GASTRONOMIA
Comunicato Stampa

Malga bellunese e Agordino di malga, formaggi rari delle Dolomiti

19/09/17

Un’indagine-ricerca condotta da Michele Grassi presso le malghe del bellunese

FotoDopo l’importante manifestazione Cheese, che quest’anno ha riguardato l’attualissimo i formaggi a latte crudo, si parla di un’altro tema che sta a cuore a Slow Food, quello dei prodotti rari, ovvero quelli che sono a rischio vero e proprio di estinzione.
È un argomento che sta molto a cuore anche a Michele Grassi, critico ed esperto di tecnologia casearia che si occupa anche di problematiche e di progetti che mirano alla ricerca dei formaggi tradizionali e delle loro tecnologie e che spesso non hanno alle spalle un consorzio o un’associazione che possa tutelarli.
Per l’anno corrente, il 2017, il progetto di Michele Grassi si è svolto nel territorio bellunese alla ricerca di due formaggi della tradizione alpina, il Malga bellunese e l’Agordino di malga.
Michele Grassi, che si occupa principalmente di tecnologia legata alla trasformazione del latte crudo e specificamente del latte d’alpeggio, ha passione per i formaggi di malga in generale e in particolare per quelli degli alpeggi delle provincie venete, dove ha vissute esperienze dirette e anche per aver personalmente prodotto formaggi tradizionali in alcune malghe delle Alpi dela regione.
La finalità della ricerca si basa su una domanda, “il Malga bellunese e l’Agordino di malga, sono davvero di difficile reperibilità sul mercato locale e direttamente nelle malghe che li producono?
Sono quindi, il Malga bellunese scheda e l’Agordino di malga a rischio di estinzione?
La ricerca parte da una scelta e da priorità, desunte dalla lista compresa nel progetto Strada dei Formaggi e dei sapori delle Dolomiti bellunesi, nell’apposita sezione delle malghe
Una delle finalità della ricerca è quella di segnalare all’ “Arca del gusto” della Fondazione Slow Food, i prodotti rari.

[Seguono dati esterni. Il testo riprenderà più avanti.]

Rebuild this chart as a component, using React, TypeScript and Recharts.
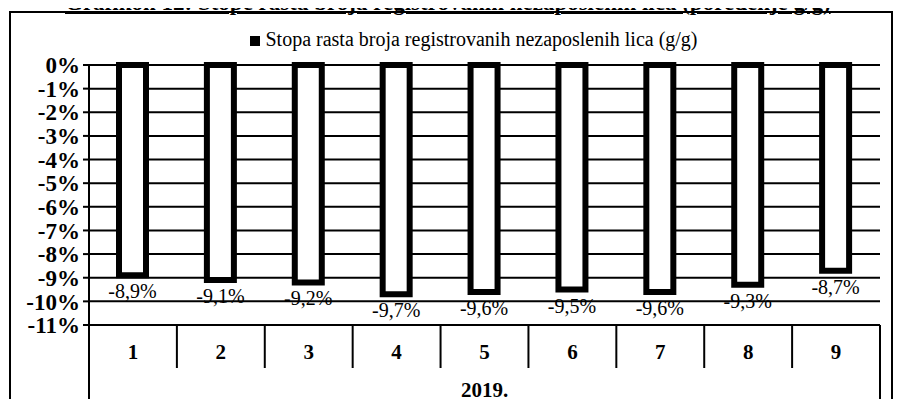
import { BarChart, Bar, XAxis, YAxis, CartesianGrid, Legend, LabelList } from "recharts";

const months = ["1", "2", "3", "4", "5", "6", "7", "8", "9"];
const growthRate = [-8.9, -9.1, -9.2, -9.7, -9.6, -9.5, -9.6, -9.3, -8.7];
const yTicks = [0, -1, -2, -3, -4, -5, -6, -7, -8, -9, -10, -11];
const yearLabel = "2019.";
const seriesName = "Stopa rasta broja registrovanih nezaposlenih lica (g/g)";
const chartTitle = "Grafikon 12: Stope rasta broja registrovanih nezaposlenih lica (poređenje g/g)";

const data = months.map((m, i) => ({ month: m, rate: growthRate[i] }));

const FONT = '"Liberation Serif", "Times New Roman", serif';
const PLOT_LEFT = 89;
const PLOT_RIGHT = 880;
const PLOT_BOTTOM = 325;
const BAND = (PLOT_RIGHT - PLOT_LEFT) / months.length;

function CategoryTick(props: any) {
  const { x, payload, index } = props;
  const top = PLOT_BOTTOM;
  return (
    <g>
      <text x={x} y={top + 34} textAnchor="middle" fontFamily={FONT} fontWeight="bold" fontSize={21} fill="#000">
        {payload.value}
      </text>
      {index < months.length - 1 ? (
        <line x1={x + BAND / 2} x2={x + BAND / 2} y1={top} y2={top + 43} stroke="#000" strokeWidth={2} />
      ) : (
        <line x1={x + BAND / 2} x2={x + BAND / 2} y1={top} y2={407} stroke="#000" strokeWidth={2} />
      )}
      {index === 0 && <line x1={PLOT_LEFT} x2={PLOT_LEFT} y1={top} y2={407} stroke="#000" strokeWidth={2} />}
    </g>
  );
}

function ValueLabel(props: any) {
  const { x, y, width, height, value } = props;
  const bottom = Math.max(y, y + height);
  return (
    <text x={x + width / 2} y={bottom + 23} textAnchor="middle" fontFamily={FONT} fontSize={20} fill="#000">
      {`${String(value).replace(".", ",")}%`}
    </text>
  );
}

function LegendContent() {
  return (
    <div style={{ height: 0, overflow: "visible", position: "relative" }}>
      <div
        style={{
          position: "absolute",
          top: 0,
          left: 0,
          width: "100%",
          textAlign: "center",
          fontFamily: FONT,
          fontSize: 20,
          lineHeight: "24px",
          color: "#000",
          whiteSpace: "nowrap",
        }}
      >
        <span style={{ display: "inline-block", width: 10, height: 10, background: "#000", marginRight: 5 }} />
        {seriesName}
      </div>
    </div>
  );
}

export default function App() {
  return (
    <div style={{ position: "relative", margin: -8, width: 906, height: 407, overflow: "hidden", background: "#fff" }}>
      <div
        style={{
          position: "absolute",
          top: -10,
          left: 65,
          fontFamily: FONT,
          fontSize: 23,
          fontWeight: "bold",
          textDecoration: "underline",
          whiteSpace: "nowrap",
          color: "#000",
        }}
      >
        {chartTitle}
      </div>
      <div
        style={{
          position: "absolute",
          top: 11,
          left: 9,
          width: 884,
          height: 420,
          border: "2px solid #000",
          boxSizing: "border-box",
        }}
      />
      <div style={{ position: "absolute", top: 0, left: 0 }}>
        <BarChart
          width={906}
          height={407}
          data={data}
          margin={{ top: 65, right: 906 - PLOT_RIGHT, bottom: 0, left: 10 }}
          barSize={27}
        >
          <CartesianGrid horizontal vertical={false} stroke="#000" strokeWidth={2} />
          <Legend
            verticalAlign="top"
            content={<LegendContent />}
            wrapperStyle={{ top: 27, left: 0, width: 948, height: 0 }}
          />
          <XAxis
            dataKey="month"
            height={82}
            axisLine={{ stroke: "#000", strokeWidth: 2 }}
            tickLine={false}
            interval={0}
            tick={<CategoryTick />}
            label={{
              value: yearLabel,
              position: "insideBottom",
              offset: 10,
              style: { fontFamily: FONT, fontSize: 21, fontWeight: "bold", fill: "#000" },
            }}
          />
          <YAxis
            width={79}
            domain={[-11, 0]}
            ticks={yTicks}
            interval={0}
            axisLine={{ stroke: "#000", strokeWidth: 2 }}
            tickLine={{ stroke: "#000", strokeWidth: 2 }}
            tickSize={6}
            tickMargin={3}
            tickFormatter={(v) => `${v}%`}
            tick={{ fontFamily: FONT, fontSize: 23, fontWeight: "bold", fill: "#000" }}
          />
          <Bar dataKey="rate" name={seriesName} fill="#fff" stroke="#000" strokeWidth={6} isAnimationActive={false}>
            <LabelList dataKey="rate" content={<ValueLabel />} />
          </Bar>
        </BarChart>
      </div>
    </div>
  );
}
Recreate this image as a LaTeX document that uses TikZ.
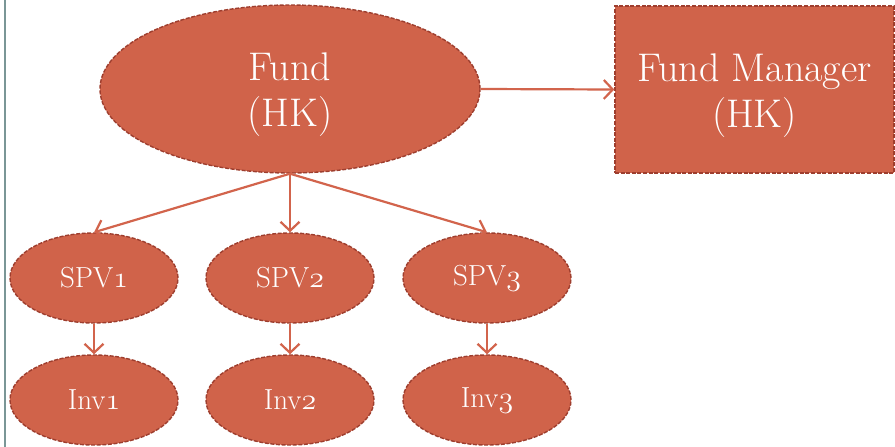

È bene specificare che l’Agordino di malga è già segnalato all’Arca del gusto”.
Il progetto vuole però risultare lo specchio di una reale situazione, non semplicemente un’indagine teorica o realizzata con contatti indiretti come possono essere quelli telefonici o tramite il web.
La parte pratica della ricerca si è svolta direttamente sugli alpeggi per verificare la reale trasformazione del latte per ottenere Malga bellunese o Agordino di malga.
Per la ricerca delle malghe da visitare e la seguente verifica dei formaggi prodotti è stata considerata la suddivisione territoriale che l’Amministrazione provinciale di Belluno ha costruito e pubblicato nel sito che tratta le malghe del bellunese.
Le malghe bellunesi sono 173 ma non tutte producono formaggio, molte non sono nemmeno più attive.
Un patrimonio anche questo da rivalutare.
Desunti i numeri e le caratteristiche delle realtà agro-pastorali, le malghe che si occupano della trasformazione attualmente sono 47 mentre quelle visitate e oggetto della ricerca sono state 33. La ricerca è quindi stata realizzata sul 70% delle malghe attive alla trasformazione.
Le visite alle malghe sono state effettuate personalmente da Michele Grassi, che ha rivolto alcune domande direttamente al malgaro o a chi si occupava della vendita del formaggio, acquistato in porzioni di circa 3oo gr. allo scopo di verifica e scatto dell’immagine.
Tra le righe di conclusione della ricerca di Michele Grassi si nota quanto sia importante la salvaguardia di questi due formaggi; “Numericamente appare che solo il 27% delle malghe visitate produce il Malga bellunese, ma se si considera che questo formaggio può essere prodotto in tutto il territorio della provincia, solo il 18,75% del totale malghe visitate si preoccupa di fare questo formaggio.”
Accertata la rarità del Malga bellunese e dell’Agordino di malga, la ricerca affronta le motivazioni per le quali nelle realtà d’alpeggio non vengono più prodotti questi formaggi e pone le basi per la risoluzione di questa emergenza.
Un’indagine vera e propria, quella di Michele Grassi, resa pubblica integralmente, e presentata alle istituzioni che si occupano del settore dell’agro-alimentare tradizionale e all’Arca del gusto di Slow Food.
«C’è molto da fare affinché i formaggi tradizionali non scompaiano nel nulla, devono essere salvati e anche migliorati nelle loro caratteristiche. Oggi abbiamo le conoscenze per farlo, con metodi “moderni” capaci però di non mutare le caratteristiche tecnologiche che ci sono state tramandate. Solo così potremo continuare a degustare quelle eccellenze che solo l’aleggio può concede» conclude Michele Grassi.